官と同様に、違和感を放つ大きなグループが存在する。
「旁国21カ国」と呼ばれたりする、単に国名だけが羅列されている部分である。
22行目の11文字目から28行目の3文字目にかけて、107文字使って表記されている。
1234567890123456789
22其餘旁國遠絶不可得詳次有斯馬國次有巳百
23支國次有伊邪國次有都支國次有彌奴國次有
24好古都國次有不呼國次有姐奴國次有對蘇國
25次有蘇奴國次有呼邑國次有華奴蘇奴國次有
26鬼國次有爲吾國次有鬼奴國次有邪馬國次有
27躬臣國次有巴利國次有支惟國次有烏奴國次
28有奴國此女王境界所盡其南有狗奴國男子爲
書き出してみよう。
斯馬國 巳百支國 伊邪國
都支國 彌奴國 好古都國
不呼國 姐奴國 對蘇國
蘇奴國 呼邑國 華奴蘇奴國
鬼國 爲吾國 鬼奴國
邪馬國 躬臣國 巴利國
支惟國 烏奴國 奴國
以前、この国名の読みを九州の地形と照らし合わせて福岡から宮崎まで途切れなく並べた解釈をネットで見たことがあり、感動してしばらく信じていたことがあった。
○○國と書いてあると、やはりそれは現在の何処なのかが気になるものだが、この21国は国名が書いてあるだけで、ヒントになりそうな記述であるところの「自女王國以北」にしても「其餘旁國遠絶不可得詳」にしても「此女王境界所」にしても、明確な意味が伝わってこない。

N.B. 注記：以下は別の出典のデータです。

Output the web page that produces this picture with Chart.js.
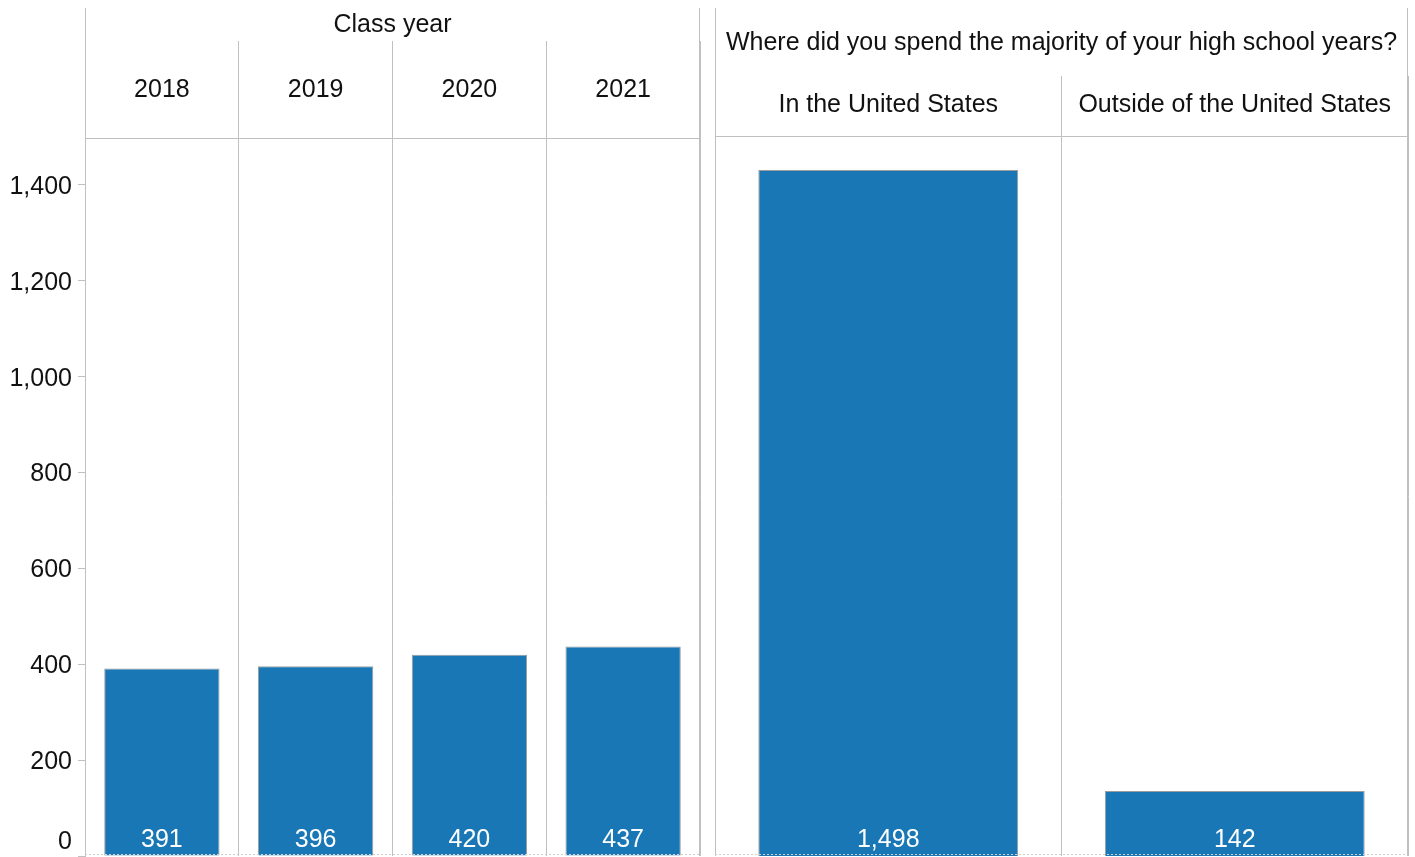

つまり、比定作業をしたとしても、根拠の無い推論にしかなり得ないのである。
しかし、この21国の正体は、陳寿の仕掛けを解いたときに最初に判明する。
これも国名ではないのである。
※ 意味不明の固有名詞をそのまま放置してはいけない。
本当に意味の無い言葉は、魏志倭人伝には存在しないと考えるべきだ。
簡潔な表現を信条とする陳寿が書く言葉には、必ず理解できる意味がある。